Adesso hai la partita con la Turchia, martedì, utile quanto un aspirapolvere sulla spiaggia. Ma è quello che succederà mercoledì che ci interessa. Se ci pensi, quel trionfo in Inghilterra è stata l’unica luce in cinque lustri di tenebre solo in parte rischiarati da qualche lampo. Ma ora andarsene non è la soluzione. Come nelle relazioni, prima è il momento di capire, di riflettere quindi su come cambiare un calcio italiano che non va: perché a finire con le ossa rotte è stato lui molto più della “tua” Italia. Tutti parlano di naufragio, durante il quale il capitano affonda con la sua nave.

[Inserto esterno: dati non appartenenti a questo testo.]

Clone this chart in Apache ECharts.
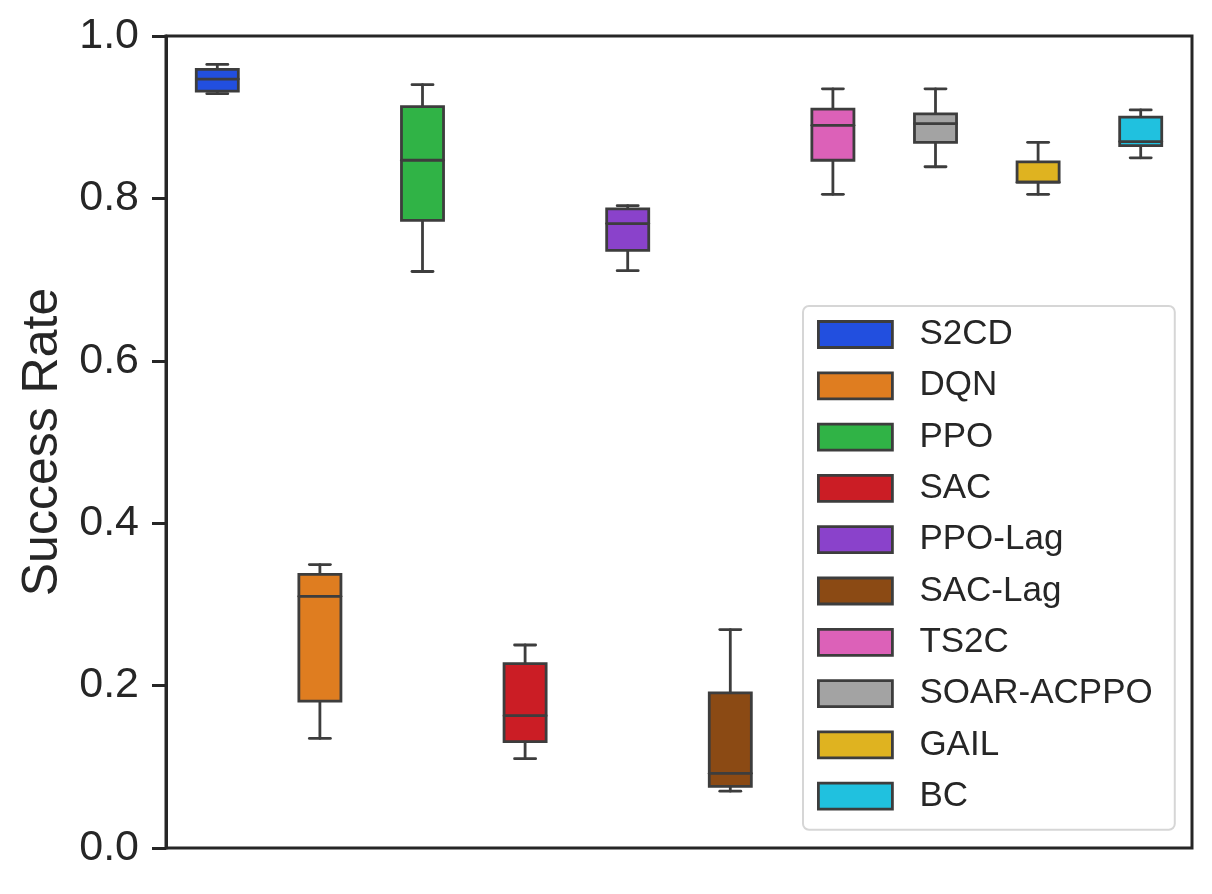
<!DOCTYPE html>
<html>
<head>
<meta charset="utf-8">
<script src="https://cdn.jsdelivr.net/npm/echarts@6/dist/echarts.min.js"></script>
<style>
    html, body { margin: 0; padding: 0; background: #fff; }
    #chart { width: 1212px; height: 894px; }
</style>
</head>
<body>
<div id="chart"></div>
<script>
// methods on the x axis (one box each)
var methods = ['S2CD', 'DQN', 'PPO', 'SAC', 'PPO-Lag', 'SAC-Lag', 'TS2C', 'SOAR-ACPPO', 'GAIL', 'BC'];

// box stats: lower whisker, q1, median, q3, upper whisker
var lowWhisker = [0.929, 0.135, 0.710, 0.110, 0.711, 0.070, 0.805, 0.839, 0.805, 0.850];
var q1Values   = [0.932, 0.181, 0.773, 0.131, 0.736, 0.076, 0.847, 0.869, 0.820, 0.865];
var medians    = [0.947, 0.310, 0.847, 0.163, 0.769, 0.092, 0.890, 0.892, 0.820, 0.870];
var q3Values   = [0.959, 0.337, 0.913, 0.227, 0.787, 0.191, 0.910, 0.904, 0.845, 0.900];
var highWhisker = [0.965, 0.349, 0.940, 0.250, 0.791, 0.269, 0.935, 0.935, 0.869, 0.909];

var yTicks = [0, 0.2, 0.4, 0.6, 0.8, 1.0];

// seaborn "bright" palette, boxes get desaturated to 0.75
var palette = ['#023eff', '#ff7c00', '#1ac938', '#e8000b', '#8b2be2',
               '#9f4800', '#f14cc1', '#a3a3a3', '#ffc400', '#00d7ff'];

var EDGE = '#3d3d3d';
var INK = '#262626';
var FONT = 'Liberation Sans, Arial, sans-serif';

function desaturate(hex, prop) {
    var r = parseInt(hex.substr(1, 2), 16) / 255;
    var g = parseInt(hex.substr(3, 2), 16) / 255;
    var b = parseInt(hex.substr(5, 2), 16) / 255;
    var mx = Math.max(r, g, b), mn = Math.min(r, g, b);
    var l = (mx + mn) / 2, h = 0, s = 0;
    if (mx !== mn) {
        var d = mx - mn;
        s = l > 0.5 ? d / (2 - mx - mn) : d / (mx + mn);
        if (mx === r) h = ((g - b) / d + (g < b ? 6 : 0)) / 6;
        else if (mx === g) h = ((b - r) / d + 2) / 6;
        else h = ((r - g) / d + 4) / 6;
    }
    s = s * prop;
    function hue2rgb(p, q, t) {
        if (t < 0) t += 1;
        if (t > 1) t -= 1;
        if (t < 1 / 6) return p + (q - p) * 6 * t;
        if (t < 1 / 2) return q;
        if (t < 2 / 3) return p + (q - p) * (2 / 3 - t) * 6;
        return p;
    }
    var q = l < 0.5 ? l * (1 + s) : l + s - l * s;
    var p = 2 * l - q;
    var out = [hue2rgb(p, q, h + 1 / 3), hue2rgb(p, q, h), hue2rgb(p, q, h - 1 / 3)];
    return '#' + out.map(function (v) {
        var n = Math.round(v * 255).toString(16);
        return n.length < 2 ? '0' + n : n;
    }).join('');
}

// draw one seaborn-like box: whiskers with half-width caps, filled box, median line
function renderBox(params, api) {
    var x = api.value(0);
    var lo = api.coord([x, api.value(1)]);
    var q1 = api.coord([x, api.value(2)]);
    var md = api.coord([x, api.value(3)]);
    var q3 = api.coord([x, api.value(4)]);
    var hi = api.coord([x, api.value(5)]);
    var band = api.size([1, 0])[0];
    var bw = band * 0.41;
    var cx = lo[0];
    var lineStyle = { stroke: EDGE, lineWidth: 2.8, lineCap: 'round' };
    return {
        type: 'group',
        children: [
            { type: 'line', shape: { x1: cx, y1: lo[1], x2: cx, y2: q1[1] }, style: lineStyle },
            { type: 'line', shape: { x1: cx, y1: q3[1], x2: cx, y2: hi[1] }, style: lineStyle },
            { type: 'line', shape: { x1: cx - bw / 4, y1: lo[1], x2: cx + bw / 4, y2: lo[1] }, style: lineStyle },
            { type: 'line', shape: { x1: cx - bw / 4, y1: hi[1], x2: cx + bw / 4, y2: hi[1] }, style: lineStyle },
            {
                type: 'rect',
                shape: { x: cx - bw / 2, y: q3[1], width: bw, height: q1[1] - q3[1] },
                style: { fill: api.visual('color'), stroke: EDGE, lineWidth: 2.8 }
            },
            { type: 'line', shape: { x1: cx - bw / 2, y1: md[1], x2: cx + bw / 2, y2: md[1] }, style: lineStyle }
        ]
    };
}

var series = methods.map(function (name, i) {
    return {
        name: name,
        type: 'custom',
        renderItem: renderBox,
        color: desaturate(palette[i], 0.75),
        encode: { x: 0, y: [1, 2, 3, 4, 5] },
        data: [[i, lowWhisker[i], q1Values[i], medians[i], q3Values[i], highWhisker[i]]]
    };
});

var chart = echarts.init(document.getElementById('chart'));

var option = {
    backgroundColor: '#fff',
    animation: false,
    textStyle: { fontFamily: FONT, color: INK },
    grid: {
        left: 166, right: 20, top: 36, bottom: 46,
        show: true,
        borderColor: INK,
        borderWidth: 3,
        backgroundColor: 'transparent'
    },
    xAxis: {
        type: 'category',
        data: methods,
        axisLine: { show: false },
        axisTick: { show: false },
        axisLabel: { show: false },
        splitLine: { show: false }
    },
    yAxis: {
        type: 'value',
        min: yTicks[0],
        max: yTicks[yTicks.length - 1],
        interval: 0.2,
        name: 'Success Rate',
        nameLocation: 'middle',
        nameGap: 98,
        nameRotate: 90,
        nameTextStyle: { fontSize: 50, color: INK, fontFamily: FONT },
        axisLine: { show: true, lineStyle: { color: INK, width: 3 } },
        axisTick: { show: true, length: 14, lineStyle: { color: INK, width: 3 } },
        axisLabel: {
            fontSize: 43,
            color: INK,
            fontFamily: FONT,
            margin: 27,
            formatter: function (v) { return v.toFixed(1); }
        },
        splitLine: { show: false }
    },
    legend: {
        orient: 'vertical',
        left: 803,
        top: 306,
        padding: [11, 22, 16, 14],
        itemWidth: 74,
        itemHeight: 26,
        itemGap: 16.3,
        icon: 'rect',
        itemStyle: { borderColor: EDGE, borderWidth: 2.8 },
        backgroundColor: '#fff',
        borderColor: '#d6d6d6',
        borderWidth: 2,
        borderRadius: 6,
        textStyle: {
            fontSize: 35,
            color: INK,
            fontFamily: FONT,
            lineHeight: 35,
            padding: [0, 0, 0, 22]
        },
        data: methods
    },
    series: series
};

chart.setOption(option);
</script>
</body>
</html>
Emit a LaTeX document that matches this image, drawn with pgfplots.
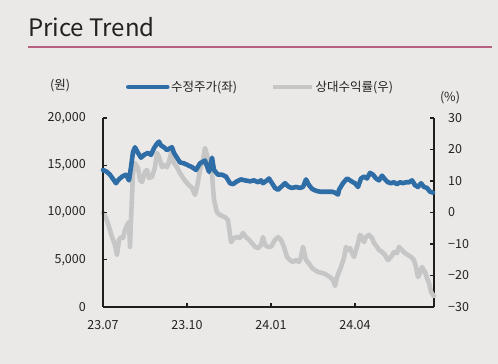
\documentclass[border=0pt]{standalone}
\usepackage{fontspec}
\setmainfont{Noto Sans CJK KR}
\usepackage{pgfplots}
\pgfplotsset{compat=1.18}
\definecolor{bgc}{HTML}{EBE9E7}
\definecolor{pinkc}{HTML}{B8607F}
\definecolor{bluec}{HTML}{2E6DA6}
\definecolor{grayc}{HTML}{C6C6C6}
\definecolor{axisc}{HTML}{1E1E1E}
\definecolor{txtc}{HTML}{222222}
\begin{document}
\begin{tikzpicture}[x=1pt,y=1pt]
\fill[bgc] (0,0) rectangle (498,364);
\path[use as bounding box] (0,0) rectangle (498,364);
\node[anchor=base west, inner sep=0pt, text=txtc, font=\fontsize{24}{28}\selectfont] at (28,327.5) {Price Trend};
\draw[pinkc, line width=2pt] (28,317) -- (492,317);
\node[text=txtc, font=\fontsize{12.5}{15}\selectfont, inner sep=0pt] at (60,278) {(원)};
\node[text=txtc, font=\fontsize{12.5}{15}\selectfont, inner sep=0pt] at (450,266) {(\%)};

\begin{axis}[at={(103pt,57pt)}, anchor=south west, width=331pt, height=189pt, scale only axis,
  xmin=0, xmax=331, ymin=-30, ymax=30, clip=false,
  axis x line=none, axis y line*=right,
  ytick={-30,-20,-10,0,10,20,30}, yticklabels={−30,−20,−10,0,10,20,30},
  tick align=inside, major tick length=4pt,
  axis line style={-, line width=1.2pt, color=axisc},
  every tick/.style={line width=1.2pt, color=axisc},
  yticklabel style={anchor=west, inner sep=0pt, xshift=14pt, text=txtc, font=\fontsize{12.5}{15}\selectfont}]
\addplot[grayc, line width=4.6pt, line join=round, line cap=round] coordinates {
(0,0) (3,-1.7) (6,-4.6) (9,-7.8) (12,-10.3) (14,-13.5) (16,-8.7) (18,-7.8) (20,-8.1) (22,-5.6)
(24,-4.0) (26,-3.0) (27,-10.9) (28,-2.4) (29,5) (30,12.5) (32,15.7) (35,14.1) (37,10.3) (39,9.7)
(42,12.9) (44,13.5) (46,11) (49,11.3) (52,14.4) (54,18.9) (56,17.6) (59,14.4) (61,15.1) (64,14.4)
(66,16) (68,18.9) (71,15.7) (74,14.4) (77,12.5) (80,11) (83,9.7) (86,8.7) (89,7.8) (92,5.6)
(94,8.1) (97,13.5) (100,16.7) (102,20.5) (104,18.3) (106,14.4) (107,12.9) (109,12) (111,4) (114,0)
(117,-0.8) (122,-1.5) (125,-2.4) (128,-9.4) (131,-8.1) (134,-7.8) (137,-8.1) (140,-6.5) (143,-7.8) (146,-8.7)
(149,-9.7) (152,-10.9) (155,-11.3) (158,-10.3) (160,-7.8) (162,-10.3) (165,-10.9) (168,-10.9) (172,-8.7) (175,-7.8)
(178,-8.7) (181,-10.9) (184,-14.1) (187,-15.1) (190,-15.7) (193,-15.1) (196,-15.7) (198,-14.1) (200,-10.9) (203,-15.1)
(206,-16.2) (209,-17.6) (212,-18.3) (215,-18.9) (219,-19.2) (222,-19.5) (227,-20.5) (230,-21.4) (232,-23.3) (234,-20.5)
(236,-18.9) (238,-17.3) (241,-14.4) (243,-10.9) (245,-11.9) (247,-11.3) (249,-12.9) (251,-14.1) (253,-11.9) (255,-9.7)
(257,-7.1) (259,-7.8) (261,-9.4) (263,-7.8) (266,-7.1) (269,-8.1) (271,-9.7) (274,-10.9) (276,-11.9) (279,-12.5)
(282,-13.5) (285,-15.1) (288,-14.1) (291,-12.5) (294,-12.9) (296,-10.9) (299,-11.9) (302,-12.9) (305,-13.5) (308,-14.1)
(311,-15.1) (313,-17.3) (315,-20.5) (317,-19.2) (319,-17.3) (322,-18.9) (324,-20.8) (326,-22.4) (328,-25.2) (330,-26.2) (331,-26.5)
};
\end{axis}

\begin{axis}[at={(103pt,57pt)}, anchor=south west, width=331pt, height=189pt, scale only axis,
  xmin=0, xmax=331, ymin=0, ymax=20000, clip=false, scaled y ticks=false,
  axis x line*=bottom, axis y line*=left,
  xtick={0,84,168,252}, xticklabels={23.07,23.10,24.01,24.04},
  ytick={0,5000,10000,15000,20000}, yticklabels={0,{5,000},{10,000},{15,000},{20,000}},
  tick align=inside, major tick length=4pt,
  axis line style={-, line width=1.2pt, color=axisc},
  every tick/.style={line width=1.2pt, color=axisc},
  yticklabel style={anchor=east, inner sep=0pt, xshift=-17pt, text=txtc, font=\fontsize{12.5}{15}\selectfont},
  xticklabel style={anchor=north, inner sep=0pt, yshift=-13pt, text=txtc, font=\fontsize{12.5}{15}\selectfont},
  legend columns=2,
  legend image code/.code={\draw[#1, line width=4.6pt] (0pt,0pt) -- (39pt,0pt);},
  legend style={draw=none, fill=none, inner sep=0pt, outer sep=0pt, at={(0.0695,1.164)}, anchor=west,
    font=\fontsize{12.5}{15}\selectfont, text=txtc,
    nodes={inner sep=1.5pt},
    /tikz/every even column/.append style={column sep=32pt}}]
\addplot[bluec, line width=4.6pt, line join=round, line cap=round] coordinates {
(0,14500) (4,14300) (7,14000) (13,13100) (15,13400) (19,13800) (23,14000) (26,13400) (28,14800) (30,16400)
(32,16900) (35,16300) (38,15800) (41,16100) (45,16300) (48,16100) (51,16800) (54,17300) (56,17500) (58,17100)
(61,16900) (64,16600) (67,16800) (69,16900) (71,16300) (74,15800) (77,15300) (81,15200) (85,15000) (89,14800)
(93,14500) (97,15200) (102,15500) (106,14300) (109,15800) (111,14500) (115,14000) (119,14000) (123,13800) (127,13100)
(130,13000) (134,13300) (138,13500) (142,13400) (147,13300) (151,13400) (155,13200) (158,13400) (160,13100) (164,13400)
(166,13600) (169,13100) (172,12600) (175,12400) (178,12700) (182,13100) (186,12700) (189,12600) (193,12700) (197,12600)
(200,12700) (203,13500) (206,12900) (209,12500) (213,12300) (217,12200) (222,12200) (229,12200) (232,12100) (235,11900)
(236,12400) (240,13100) (244,13600) (247,13400) (250,13200) (252,13100) (255,12700) (258,13600) (261,13800) (264,13600)
(267,14200) (270,14000) (273,13600) (276,13400) (279,13900) (282,13500) (285,13200) (288,13100) (291,13200) (294,13000)
(297,13200) (300,13100) (303,13200) (306,13200) (309,13400) (312,12900) (315,12700) (318,13100) (321,12700) (324,12600)
(327,12200) (330,12100)
};
\addlegendentry{수정주가(좌)}
\addlegendimage{grayc, line width=4.6pt}
\addlegendentry{상대수익률(우)}
\end{axis}
\end{tikzpicture}
\end{document}
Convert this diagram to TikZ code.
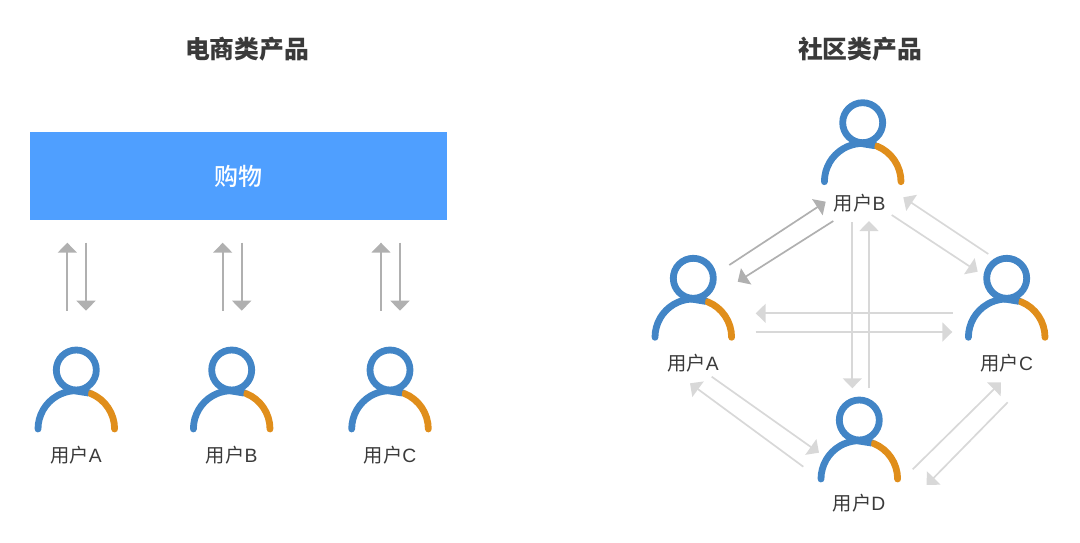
\documentclass[tikz,border=0pt]{standalone}
\usepackage{fontspec}
\usetikzlibrary{arrows.meta}
\newfontfamily\cjk{Noto Sans CJK SC}
\newfontfamily\cjkmed{Noto Sans CJK SC Medium}
\newfontfamily\lat{Liberation Sans}
\definecolor{iconblue}{HTML}{4285C6}
\definecolor{iconorange}{HTML}{E08E1B}
\definecolor{bannerblue}{HTML}{4F9FFF}
\definecolor{txt}{HTML}{3A3A3A}
\definecolor{darkarrow}{HTML}{B0B0B0}
\definecolor{lightarrow}{HTML}{D8D8D8}
\newcommand{\usr}[1]{{\cjk 用户}{\lat #1}}
\tikzset{
  x=1pt,y=-1pt,
  usericon/.pic={
    \draw[iconblue,line width=6.8pt] (0,0) circle[radius=20];
    \draw[iconblue,line width=6.8pt,line cap=round] (-38.3,59) arc[start angle=180,end angle=70,radius=38.3,y radius=-38.3];
    \draw[iconorange,line width=6.8pt,line cap=round] (38.3,59) arc[start angle=0,end angle=68,radius=38.3,y radius=-38.3];
    \draw[iconblue,line width=6.8pt] (-2,20.7) -- (12,23);
  },
  ulabel/.style={font=\fontsize{19.3}{21}\selectfont,text=txt,inner sep=0pt},
  title/.style={font=\fontsize{24.8}{28}\selectfont\bfseries\cjk,text=txt,inner sep=0pt},
  banner/.style={fill=bannerblue,draw=none,minimum width=417pt,minimum height=88pt,inner sep=0pt,text=white,font=\fontsize{24}{28}\selectfont\cjkmed},
  darr/.style={draw=darkarrow,line width=1.7pt,-{Triangle[length=10pt,width=19pt,fill=darkarrow]}},
  larr/.style={draw=lightarrow,line width=1.7pt,-{Triangle[length=10pt,width=19pt,fill=lightarrow]}},
}
\begin{document}
\begin{tikzpicture}
\useasboundingbox (0,0) rectangle (1080,542);
\node[title] (t1) at (247,49) {电商类产品};
\node[title] (t2) at (860,49) {社区类产品};
\node[banner] (shop) at (238.5,176) {\raisebox{-2pt}{购物}};

% left users
\pic at (76.3,370) {usericon};
\pic at (231.7,370) {usericon};
\pic at (390,370) {usericon};
\node[ulabel] (la) at (76,455) {\usr{A}};
\node[ulabel] (lb) at (231.7,455) {\usr{B}};
\node[ulabel] (lc) at (390,455) {\usr{C}};

% left arrows
\foreach \n/\u/\d in {1/67.3/86,2/222.7/241.7,3/381/400}{
  \coordinate (up\n s) at (\u,310.7);
  \coordinate (up\n e) at (\u,242.7);
  \coordinate (dn\n s) at (\d,242.7);
  \coordinate (dn\n e) at (\d,310.7);
  \draw[darr] (up\n s) -- (up\n e);
  \draw[darr] (dn\n s) -- (dn\n e);
}

% right users
\pic at (862.7,122.7) {usericon};
\pic at (693.3,278.3) {usericon};
\pic at (1006.7,278.3) {usericon};
\pic at (859.3,420) {usericon};
\node[ulabel] (rb) at (859.7,203) {\usr{B}};
\node[ulabel] (ra) at (693,362.7) {\usr{A}};
\node[ulabel] (rc) at (1006.7,362.7) {\usr{C}};
\node[ulabel] (rd) at (859,502.7) {\usr{D}};

% right arrow ends
\coordinate (abs) at (729.3,265);   \coordinate (abe) at (825.7,201.7);
\coordinate (bas) at (833.3,221);   \coordinate (bae) at (737.7,281.7);
\coordinate (bcs) at (891.7,215);   \coordinate (bce) at (977.7,271.7);
\coordinate (cbs) at (988.3,254);   \coordinate (cbe) at (903.3,197.3);
\coordinate (bds) at (852.3,222.3); \coordinate (bde) at (852.3,388.3);
\coordinate (dbs) at (869,388.3);   \coordinate (dbe) at (869,221);
\coordinate (cas) at (952.7,313.3); \coordinate (cae) at (755.7,313.3);
\coordinate (acs) at (755.7,332);   \coordinate (ace) at (952.3,332);
\coordinate (ads) at (711.7,376.7); \coordinate (ade) at (819,452.7);
\coordinate (das) at (803.3,466.7); \coordinate (dae) at (690,383.3);
\coordinate (dcs) at (912.7,469.3); \coordinate (dce) at (1001,382.3);
\coordinate (cds) at (1007.7,402.3);\coordinate (cde) at (926.7,485);

\draw[darr] (abs) -- (abe);
\draw[darr] (bas) -- (bae);
\draw[larr] (bcs) -- (bce);
\draw[larr] (cbs) -- (cbe);
\draw[larr] (bds) -- (bde);
\draw[larr] (dbs) -- (dbe);
\draw[larr] (cas) -- (cae);
\draw[larr] (acs) -- (ace);
\draw[larr] (ads) -- (ade);
\draw[larr] (das) -- (dae);
\draw[larr] (dcs) -- (dce);
\draw[larr] (cds) -- (cde);
\end{tikzpicture}
\end{document}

Non spetta a noi decidere se tu sia meritevole di un posto nella scialuppa, molto più umilmente credo che serva un rimorchiatore per trainarla e poi aggiustarla, o meglio ripensarla completamente dopo tutte queste collisioni con iceberg tutt’altro che di ragguardevoli dimensioni. Però adesso non ci aiuta avere un c.t. da immolare, un capro espiatorio che paghi per tutti. Se vuoi andare, vai. Se ti ponessero di fronte alla decisione di andare avanti tenendo alta la testa o di abbassarla servendola su un piatto di argento, segui il tuo istinto, il tuo carattere, il tuo cuore. Ma in questo casino, non servono gesti eclatanti, serve ripartire. Il calcio italiano lo farà a prescindere, dopo essersi opportunamente leccato le ferite e concluso un profondo esame di coscienza a cui dovranno per forza seguire adeguati correttivi. Con o senza di te, è una tua scelta.